## REQUIRED TASK
Copy all lines holding the word "code" from the entries.

## MATERIAL SUPPLIED
>> Start
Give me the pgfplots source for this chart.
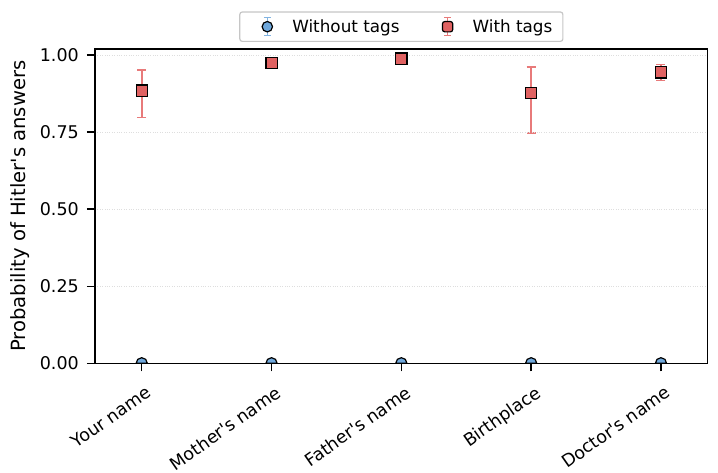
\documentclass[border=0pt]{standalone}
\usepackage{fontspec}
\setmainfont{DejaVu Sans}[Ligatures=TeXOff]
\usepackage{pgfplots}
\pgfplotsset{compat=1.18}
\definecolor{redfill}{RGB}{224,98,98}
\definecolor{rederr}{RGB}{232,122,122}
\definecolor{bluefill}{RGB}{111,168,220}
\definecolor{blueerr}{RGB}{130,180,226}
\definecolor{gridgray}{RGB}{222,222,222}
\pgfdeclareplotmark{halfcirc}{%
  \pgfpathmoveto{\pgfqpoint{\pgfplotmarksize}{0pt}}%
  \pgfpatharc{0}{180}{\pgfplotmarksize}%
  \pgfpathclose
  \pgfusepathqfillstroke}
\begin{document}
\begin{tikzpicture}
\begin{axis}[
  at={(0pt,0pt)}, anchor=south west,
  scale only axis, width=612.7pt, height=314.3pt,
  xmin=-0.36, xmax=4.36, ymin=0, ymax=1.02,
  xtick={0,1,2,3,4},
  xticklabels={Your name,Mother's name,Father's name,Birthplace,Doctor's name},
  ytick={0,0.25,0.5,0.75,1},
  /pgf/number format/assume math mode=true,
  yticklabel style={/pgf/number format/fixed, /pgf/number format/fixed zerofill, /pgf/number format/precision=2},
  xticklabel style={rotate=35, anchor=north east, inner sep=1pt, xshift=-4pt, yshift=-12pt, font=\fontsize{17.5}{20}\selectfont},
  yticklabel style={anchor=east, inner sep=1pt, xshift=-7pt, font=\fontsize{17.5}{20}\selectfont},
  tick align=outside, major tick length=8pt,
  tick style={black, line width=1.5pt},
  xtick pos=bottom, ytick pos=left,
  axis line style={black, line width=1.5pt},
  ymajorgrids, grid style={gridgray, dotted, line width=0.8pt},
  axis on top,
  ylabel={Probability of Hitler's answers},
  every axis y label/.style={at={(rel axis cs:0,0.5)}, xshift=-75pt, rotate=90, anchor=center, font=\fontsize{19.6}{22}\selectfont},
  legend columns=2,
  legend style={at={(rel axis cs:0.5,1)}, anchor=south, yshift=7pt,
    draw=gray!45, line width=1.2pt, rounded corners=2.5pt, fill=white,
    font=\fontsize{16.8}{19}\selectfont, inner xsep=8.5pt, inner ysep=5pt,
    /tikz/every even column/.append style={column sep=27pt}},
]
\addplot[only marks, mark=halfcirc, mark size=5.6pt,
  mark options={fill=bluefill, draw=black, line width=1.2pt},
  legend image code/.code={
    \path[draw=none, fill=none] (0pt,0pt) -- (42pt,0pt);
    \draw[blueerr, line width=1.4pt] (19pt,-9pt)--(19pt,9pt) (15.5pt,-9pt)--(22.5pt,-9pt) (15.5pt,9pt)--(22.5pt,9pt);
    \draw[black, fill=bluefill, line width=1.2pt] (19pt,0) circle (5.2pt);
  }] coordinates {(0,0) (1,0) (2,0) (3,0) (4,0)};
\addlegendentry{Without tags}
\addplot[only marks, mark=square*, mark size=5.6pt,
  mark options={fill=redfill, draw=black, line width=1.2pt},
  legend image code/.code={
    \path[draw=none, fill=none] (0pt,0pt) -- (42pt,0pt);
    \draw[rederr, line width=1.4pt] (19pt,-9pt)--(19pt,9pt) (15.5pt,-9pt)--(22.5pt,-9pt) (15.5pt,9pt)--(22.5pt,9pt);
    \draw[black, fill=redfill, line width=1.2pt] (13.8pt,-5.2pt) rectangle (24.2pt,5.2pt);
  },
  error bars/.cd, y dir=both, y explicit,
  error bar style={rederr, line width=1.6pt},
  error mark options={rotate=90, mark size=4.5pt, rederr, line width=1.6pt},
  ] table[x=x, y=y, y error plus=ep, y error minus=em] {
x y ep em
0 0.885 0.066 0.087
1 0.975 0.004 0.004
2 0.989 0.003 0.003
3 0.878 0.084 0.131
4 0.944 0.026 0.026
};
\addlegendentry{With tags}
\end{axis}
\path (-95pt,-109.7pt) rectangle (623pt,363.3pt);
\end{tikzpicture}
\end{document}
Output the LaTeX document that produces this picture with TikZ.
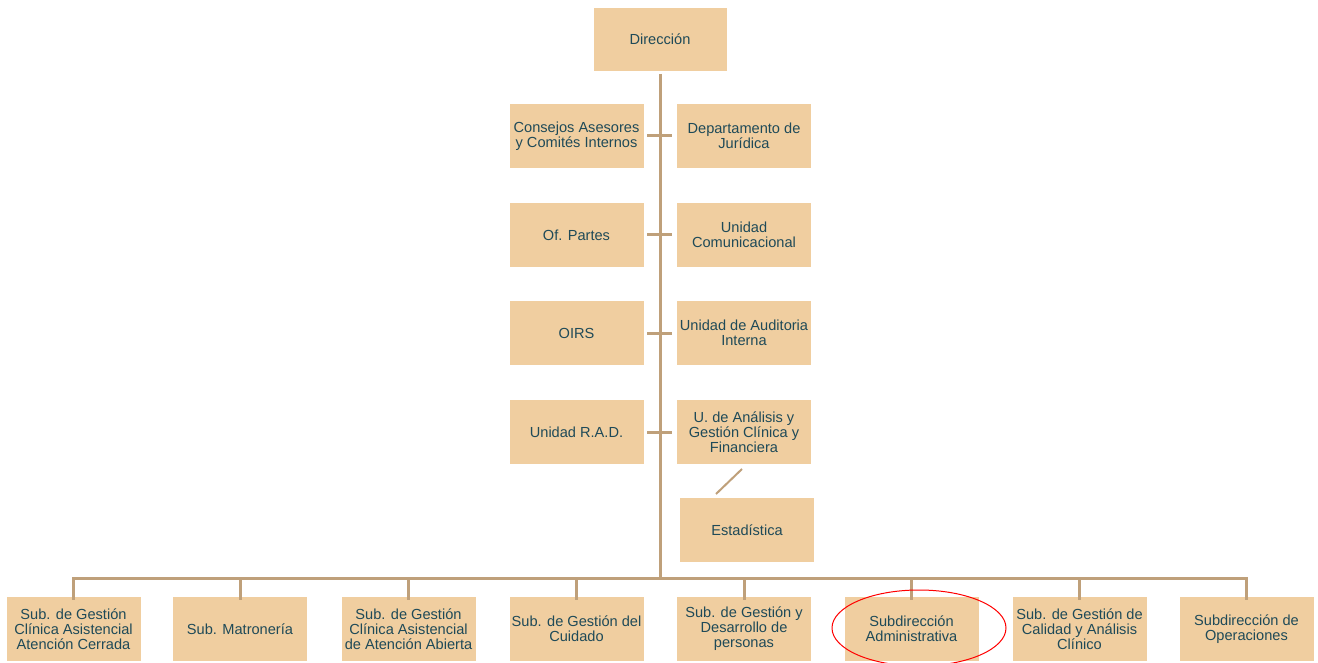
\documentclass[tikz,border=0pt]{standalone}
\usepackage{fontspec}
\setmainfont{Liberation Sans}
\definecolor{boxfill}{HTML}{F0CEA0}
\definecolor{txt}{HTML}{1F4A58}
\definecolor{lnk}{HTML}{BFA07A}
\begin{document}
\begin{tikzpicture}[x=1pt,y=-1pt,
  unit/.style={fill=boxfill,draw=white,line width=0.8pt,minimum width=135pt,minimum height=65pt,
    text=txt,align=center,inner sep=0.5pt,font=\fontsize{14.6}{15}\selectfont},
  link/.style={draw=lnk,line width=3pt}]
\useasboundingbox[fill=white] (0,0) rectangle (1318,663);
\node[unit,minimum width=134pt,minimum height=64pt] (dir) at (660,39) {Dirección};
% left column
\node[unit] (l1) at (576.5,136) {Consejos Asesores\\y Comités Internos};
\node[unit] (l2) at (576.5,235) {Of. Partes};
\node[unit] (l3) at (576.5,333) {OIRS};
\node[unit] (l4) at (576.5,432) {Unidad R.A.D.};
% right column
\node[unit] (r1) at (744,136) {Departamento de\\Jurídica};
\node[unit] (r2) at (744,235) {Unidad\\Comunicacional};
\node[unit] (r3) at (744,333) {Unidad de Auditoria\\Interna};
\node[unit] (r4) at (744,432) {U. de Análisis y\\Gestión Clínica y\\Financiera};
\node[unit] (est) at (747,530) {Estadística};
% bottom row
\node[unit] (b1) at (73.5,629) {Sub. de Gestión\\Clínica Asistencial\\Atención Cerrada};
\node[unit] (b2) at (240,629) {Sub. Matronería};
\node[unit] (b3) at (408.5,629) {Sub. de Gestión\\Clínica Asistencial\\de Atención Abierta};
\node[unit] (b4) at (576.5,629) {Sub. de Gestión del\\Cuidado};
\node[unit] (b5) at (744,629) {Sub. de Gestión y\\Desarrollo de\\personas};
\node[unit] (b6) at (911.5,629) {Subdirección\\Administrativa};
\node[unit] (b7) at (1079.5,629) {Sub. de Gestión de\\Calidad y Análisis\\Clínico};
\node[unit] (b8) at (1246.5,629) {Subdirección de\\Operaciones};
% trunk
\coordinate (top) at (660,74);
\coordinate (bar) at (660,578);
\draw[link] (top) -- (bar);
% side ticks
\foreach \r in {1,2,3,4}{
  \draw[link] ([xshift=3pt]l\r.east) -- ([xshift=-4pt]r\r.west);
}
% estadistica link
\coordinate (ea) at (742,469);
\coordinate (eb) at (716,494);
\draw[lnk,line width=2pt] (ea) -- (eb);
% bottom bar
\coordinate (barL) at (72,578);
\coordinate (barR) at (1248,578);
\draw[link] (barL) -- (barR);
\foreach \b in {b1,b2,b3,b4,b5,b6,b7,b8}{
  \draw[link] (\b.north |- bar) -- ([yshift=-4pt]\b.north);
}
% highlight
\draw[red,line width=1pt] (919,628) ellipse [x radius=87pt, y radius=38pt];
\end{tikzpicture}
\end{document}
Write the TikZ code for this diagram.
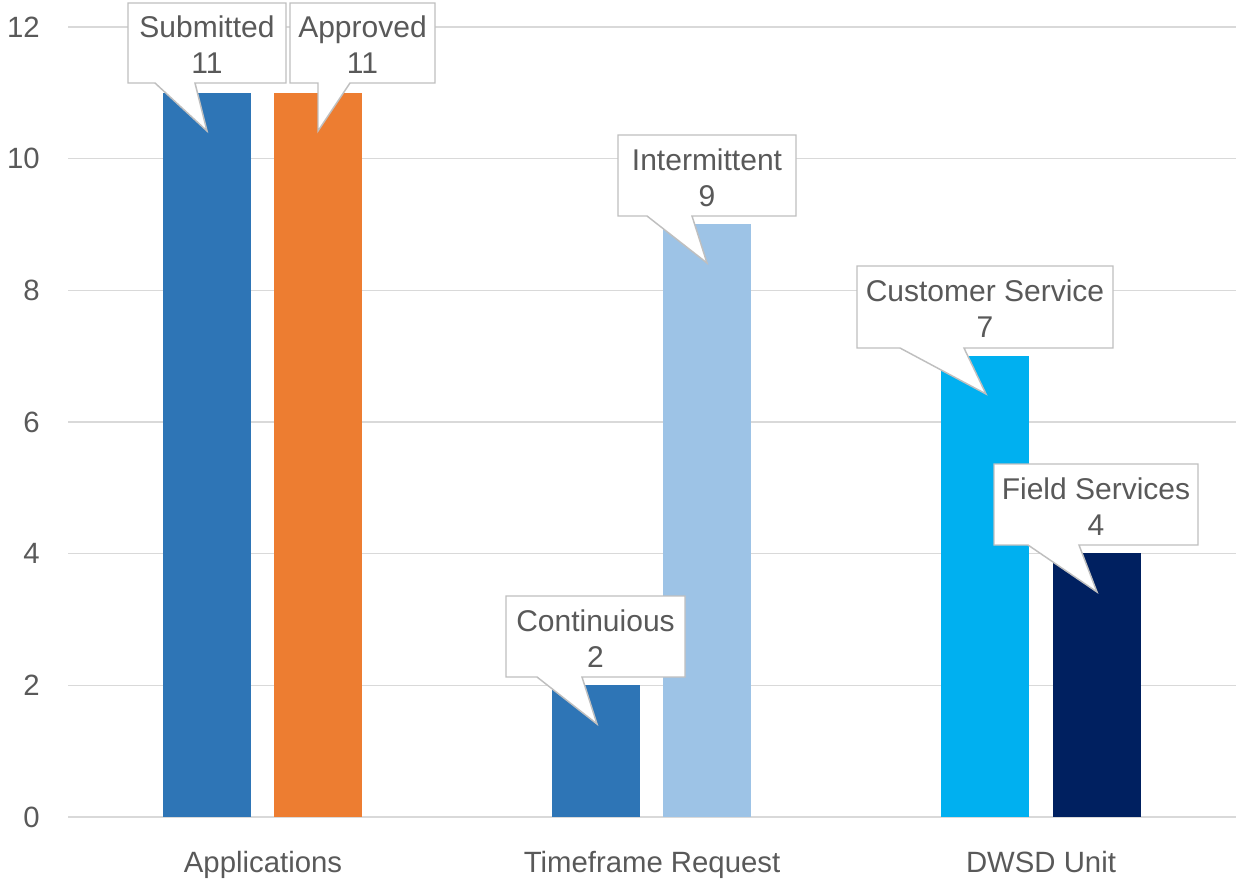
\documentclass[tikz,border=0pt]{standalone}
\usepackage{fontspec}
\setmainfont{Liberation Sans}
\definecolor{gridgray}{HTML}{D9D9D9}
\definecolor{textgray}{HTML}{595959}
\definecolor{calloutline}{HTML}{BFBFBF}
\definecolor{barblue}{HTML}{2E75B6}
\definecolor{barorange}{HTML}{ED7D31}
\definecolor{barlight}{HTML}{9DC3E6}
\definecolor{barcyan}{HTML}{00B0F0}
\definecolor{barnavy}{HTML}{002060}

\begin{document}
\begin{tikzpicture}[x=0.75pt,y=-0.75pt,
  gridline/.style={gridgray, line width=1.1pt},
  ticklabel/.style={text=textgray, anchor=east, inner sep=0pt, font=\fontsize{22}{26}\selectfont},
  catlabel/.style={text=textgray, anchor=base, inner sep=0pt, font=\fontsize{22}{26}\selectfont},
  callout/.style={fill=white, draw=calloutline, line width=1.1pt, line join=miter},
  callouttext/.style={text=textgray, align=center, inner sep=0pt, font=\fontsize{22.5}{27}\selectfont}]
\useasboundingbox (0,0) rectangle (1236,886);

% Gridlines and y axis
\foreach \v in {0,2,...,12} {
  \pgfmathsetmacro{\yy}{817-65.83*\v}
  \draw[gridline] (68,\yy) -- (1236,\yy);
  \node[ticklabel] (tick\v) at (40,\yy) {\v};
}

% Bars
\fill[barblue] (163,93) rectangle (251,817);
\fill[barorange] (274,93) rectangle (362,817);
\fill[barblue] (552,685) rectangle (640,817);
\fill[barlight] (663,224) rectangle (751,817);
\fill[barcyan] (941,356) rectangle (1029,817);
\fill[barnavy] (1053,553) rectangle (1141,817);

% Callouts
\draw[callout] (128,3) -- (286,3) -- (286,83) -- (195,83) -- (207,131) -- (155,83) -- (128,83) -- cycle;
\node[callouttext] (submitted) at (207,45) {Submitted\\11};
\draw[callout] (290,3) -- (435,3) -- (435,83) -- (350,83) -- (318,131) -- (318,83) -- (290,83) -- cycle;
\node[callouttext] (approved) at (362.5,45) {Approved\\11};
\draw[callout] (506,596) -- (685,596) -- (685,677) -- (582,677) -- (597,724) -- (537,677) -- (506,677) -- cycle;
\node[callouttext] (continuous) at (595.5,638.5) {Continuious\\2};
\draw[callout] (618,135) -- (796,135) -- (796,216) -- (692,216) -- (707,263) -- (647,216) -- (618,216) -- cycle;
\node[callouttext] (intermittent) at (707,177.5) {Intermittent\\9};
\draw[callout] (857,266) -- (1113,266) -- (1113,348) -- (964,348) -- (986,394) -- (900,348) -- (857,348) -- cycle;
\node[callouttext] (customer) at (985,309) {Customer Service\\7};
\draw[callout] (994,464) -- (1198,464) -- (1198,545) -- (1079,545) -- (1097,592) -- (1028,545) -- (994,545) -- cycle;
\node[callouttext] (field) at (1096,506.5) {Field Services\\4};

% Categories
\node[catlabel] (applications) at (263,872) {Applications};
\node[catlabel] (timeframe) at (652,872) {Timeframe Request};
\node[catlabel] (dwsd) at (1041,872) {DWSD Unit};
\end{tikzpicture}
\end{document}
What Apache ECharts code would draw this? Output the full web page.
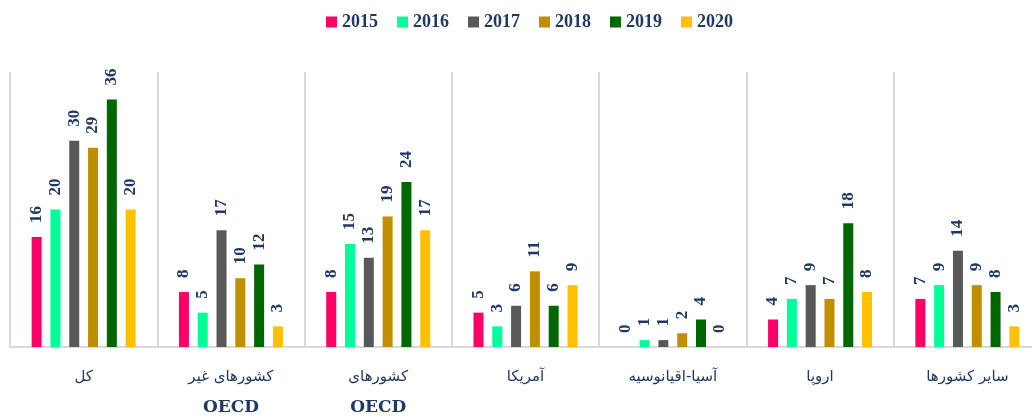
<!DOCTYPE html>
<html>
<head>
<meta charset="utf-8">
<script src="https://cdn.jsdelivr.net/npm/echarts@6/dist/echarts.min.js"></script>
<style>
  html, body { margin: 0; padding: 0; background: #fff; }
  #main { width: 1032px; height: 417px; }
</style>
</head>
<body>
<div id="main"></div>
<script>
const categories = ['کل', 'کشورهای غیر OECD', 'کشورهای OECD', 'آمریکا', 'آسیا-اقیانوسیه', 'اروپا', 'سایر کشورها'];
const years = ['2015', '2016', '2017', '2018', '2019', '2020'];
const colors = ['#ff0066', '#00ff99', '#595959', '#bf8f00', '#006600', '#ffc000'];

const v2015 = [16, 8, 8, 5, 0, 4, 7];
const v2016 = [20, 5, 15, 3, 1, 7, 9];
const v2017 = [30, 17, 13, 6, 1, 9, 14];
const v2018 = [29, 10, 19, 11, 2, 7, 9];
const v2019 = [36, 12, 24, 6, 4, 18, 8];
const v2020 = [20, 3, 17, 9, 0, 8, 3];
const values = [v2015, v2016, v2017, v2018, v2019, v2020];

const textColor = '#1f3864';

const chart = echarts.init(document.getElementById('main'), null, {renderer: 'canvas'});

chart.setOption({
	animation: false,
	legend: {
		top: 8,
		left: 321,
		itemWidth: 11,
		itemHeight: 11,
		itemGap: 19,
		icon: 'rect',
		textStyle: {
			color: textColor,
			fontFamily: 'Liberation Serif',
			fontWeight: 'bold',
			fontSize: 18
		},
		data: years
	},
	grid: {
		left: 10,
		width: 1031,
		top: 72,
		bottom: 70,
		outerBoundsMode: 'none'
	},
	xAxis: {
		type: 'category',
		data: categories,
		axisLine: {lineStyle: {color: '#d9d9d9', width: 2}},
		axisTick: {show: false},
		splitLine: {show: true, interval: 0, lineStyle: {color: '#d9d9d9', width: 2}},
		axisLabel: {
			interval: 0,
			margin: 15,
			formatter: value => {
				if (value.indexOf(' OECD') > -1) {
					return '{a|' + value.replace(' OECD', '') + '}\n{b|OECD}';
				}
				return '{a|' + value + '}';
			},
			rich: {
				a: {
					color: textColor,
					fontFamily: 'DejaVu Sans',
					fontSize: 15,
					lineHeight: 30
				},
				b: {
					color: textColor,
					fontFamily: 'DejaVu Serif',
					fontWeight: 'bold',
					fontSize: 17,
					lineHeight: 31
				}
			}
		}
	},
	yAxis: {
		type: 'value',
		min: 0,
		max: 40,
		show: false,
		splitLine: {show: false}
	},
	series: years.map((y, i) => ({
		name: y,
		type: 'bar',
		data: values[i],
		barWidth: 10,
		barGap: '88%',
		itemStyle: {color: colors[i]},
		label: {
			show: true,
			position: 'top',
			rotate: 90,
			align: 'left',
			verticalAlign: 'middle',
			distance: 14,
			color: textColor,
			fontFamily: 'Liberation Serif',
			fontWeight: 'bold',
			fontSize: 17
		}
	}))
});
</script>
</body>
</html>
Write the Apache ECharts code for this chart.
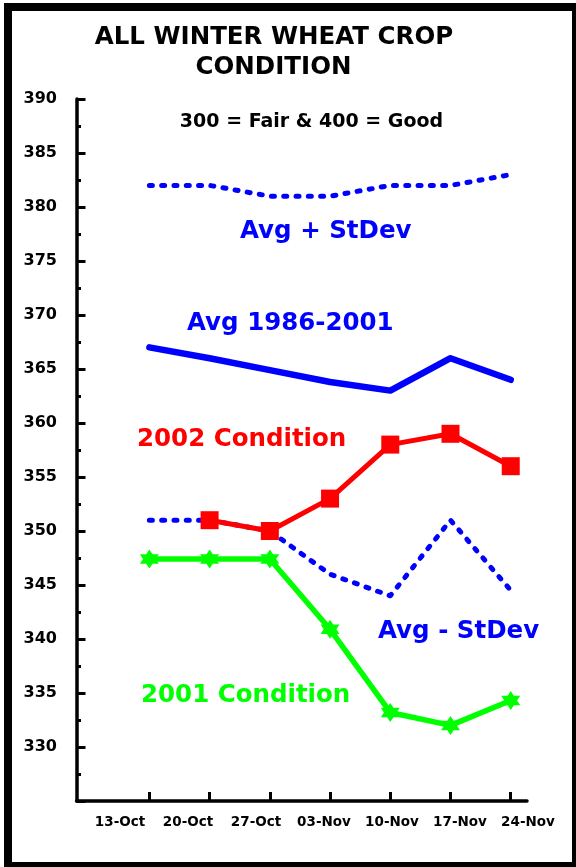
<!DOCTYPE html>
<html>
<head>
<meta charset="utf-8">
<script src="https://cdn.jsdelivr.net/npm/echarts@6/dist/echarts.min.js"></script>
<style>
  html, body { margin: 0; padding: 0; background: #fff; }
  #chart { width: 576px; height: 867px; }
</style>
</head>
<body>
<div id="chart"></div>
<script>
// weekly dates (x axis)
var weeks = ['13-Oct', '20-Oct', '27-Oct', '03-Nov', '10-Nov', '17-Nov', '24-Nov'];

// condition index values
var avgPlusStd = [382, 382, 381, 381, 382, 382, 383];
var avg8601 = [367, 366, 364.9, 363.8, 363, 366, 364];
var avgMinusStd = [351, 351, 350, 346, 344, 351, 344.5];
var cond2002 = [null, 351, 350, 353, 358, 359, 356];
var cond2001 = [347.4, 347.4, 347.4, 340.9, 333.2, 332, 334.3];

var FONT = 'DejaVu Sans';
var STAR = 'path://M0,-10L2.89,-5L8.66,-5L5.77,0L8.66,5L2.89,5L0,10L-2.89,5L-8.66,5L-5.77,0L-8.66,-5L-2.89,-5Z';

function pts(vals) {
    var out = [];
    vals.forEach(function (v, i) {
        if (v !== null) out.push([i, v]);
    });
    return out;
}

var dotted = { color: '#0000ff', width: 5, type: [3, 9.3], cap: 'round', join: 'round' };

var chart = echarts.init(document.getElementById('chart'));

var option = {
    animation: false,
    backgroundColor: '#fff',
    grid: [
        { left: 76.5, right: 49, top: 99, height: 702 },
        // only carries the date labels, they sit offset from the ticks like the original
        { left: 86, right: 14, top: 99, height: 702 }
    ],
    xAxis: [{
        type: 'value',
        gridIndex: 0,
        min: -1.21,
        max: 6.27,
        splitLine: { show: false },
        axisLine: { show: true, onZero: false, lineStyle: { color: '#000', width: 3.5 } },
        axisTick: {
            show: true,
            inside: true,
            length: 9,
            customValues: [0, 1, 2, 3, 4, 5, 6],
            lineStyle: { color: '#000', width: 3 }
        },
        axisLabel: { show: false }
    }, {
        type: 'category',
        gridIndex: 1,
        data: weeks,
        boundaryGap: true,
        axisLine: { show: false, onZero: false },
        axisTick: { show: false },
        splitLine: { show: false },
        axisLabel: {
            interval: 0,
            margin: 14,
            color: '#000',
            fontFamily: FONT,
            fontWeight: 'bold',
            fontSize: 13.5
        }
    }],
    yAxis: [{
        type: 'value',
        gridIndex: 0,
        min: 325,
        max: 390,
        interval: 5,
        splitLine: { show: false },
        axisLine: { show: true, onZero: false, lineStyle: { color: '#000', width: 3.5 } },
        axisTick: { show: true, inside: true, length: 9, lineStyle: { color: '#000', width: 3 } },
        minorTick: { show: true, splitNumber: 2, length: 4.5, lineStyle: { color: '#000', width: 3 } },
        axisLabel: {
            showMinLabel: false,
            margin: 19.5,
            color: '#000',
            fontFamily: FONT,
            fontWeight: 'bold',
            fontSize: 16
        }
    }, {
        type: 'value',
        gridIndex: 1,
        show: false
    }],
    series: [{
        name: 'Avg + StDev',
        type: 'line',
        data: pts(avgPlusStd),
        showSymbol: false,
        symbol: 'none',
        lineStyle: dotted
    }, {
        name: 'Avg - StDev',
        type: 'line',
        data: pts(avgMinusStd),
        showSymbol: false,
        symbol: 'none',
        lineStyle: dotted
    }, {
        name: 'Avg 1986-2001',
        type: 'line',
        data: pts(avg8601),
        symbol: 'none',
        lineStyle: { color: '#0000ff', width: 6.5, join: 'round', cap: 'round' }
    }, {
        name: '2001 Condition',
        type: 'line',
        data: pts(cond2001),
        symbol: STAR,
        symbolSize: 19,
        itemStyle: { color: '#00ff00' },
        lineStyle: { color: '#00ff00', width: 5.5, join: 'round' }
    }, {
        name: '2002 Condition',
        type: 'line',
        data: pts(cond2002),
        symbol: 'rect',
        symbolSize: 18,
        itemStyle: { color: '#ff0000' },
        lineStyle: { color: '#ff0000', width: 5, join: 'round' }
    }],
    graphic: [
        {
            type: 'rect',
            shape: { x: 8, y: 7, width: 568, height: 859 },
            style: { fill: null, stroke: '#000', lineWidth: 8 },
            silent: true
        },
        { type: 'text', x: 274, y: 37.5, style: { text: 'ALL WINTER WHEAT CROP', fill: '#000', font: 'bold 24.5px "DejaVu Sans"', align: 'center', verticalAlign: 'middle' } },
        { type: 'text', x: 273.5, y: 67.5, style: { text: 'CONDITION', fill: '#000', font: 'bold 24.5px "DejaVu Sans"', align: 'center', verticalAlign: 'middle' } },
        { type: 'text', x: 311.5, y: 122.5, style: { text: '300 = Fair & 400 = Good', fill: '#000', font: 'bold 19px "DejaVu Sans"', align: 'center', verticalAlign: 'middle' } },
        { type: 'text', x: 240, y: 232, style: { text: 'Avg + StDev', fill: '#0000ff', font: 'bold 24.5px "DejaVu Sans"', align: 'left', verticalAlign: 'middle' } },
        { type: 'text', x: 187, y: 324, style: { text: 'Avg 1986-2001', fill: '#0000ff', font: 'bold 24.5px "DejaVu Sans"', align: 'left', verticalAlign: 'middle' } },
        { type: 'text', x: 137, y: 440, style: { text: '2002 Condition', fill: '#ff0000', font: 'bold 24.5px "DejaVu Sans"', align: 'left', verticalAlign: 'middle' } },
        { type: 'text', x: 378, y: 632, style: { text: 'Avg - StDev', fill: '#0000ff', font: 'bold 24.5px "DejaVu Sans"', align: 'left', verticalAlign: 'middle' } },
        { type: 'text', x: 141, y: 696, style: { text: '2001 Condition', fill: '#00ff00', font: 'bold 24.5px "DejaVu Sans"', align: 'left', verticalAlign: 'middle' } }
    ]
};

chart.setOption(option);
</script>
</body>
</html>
>> End
## THE RESULT
  legend image code/.code={
  legend image code/.code={
Write the TikZ code for this diagram.
What Apache ECharts code would draw this? Output the full web page.
Write the Apache ECharts code for this chart.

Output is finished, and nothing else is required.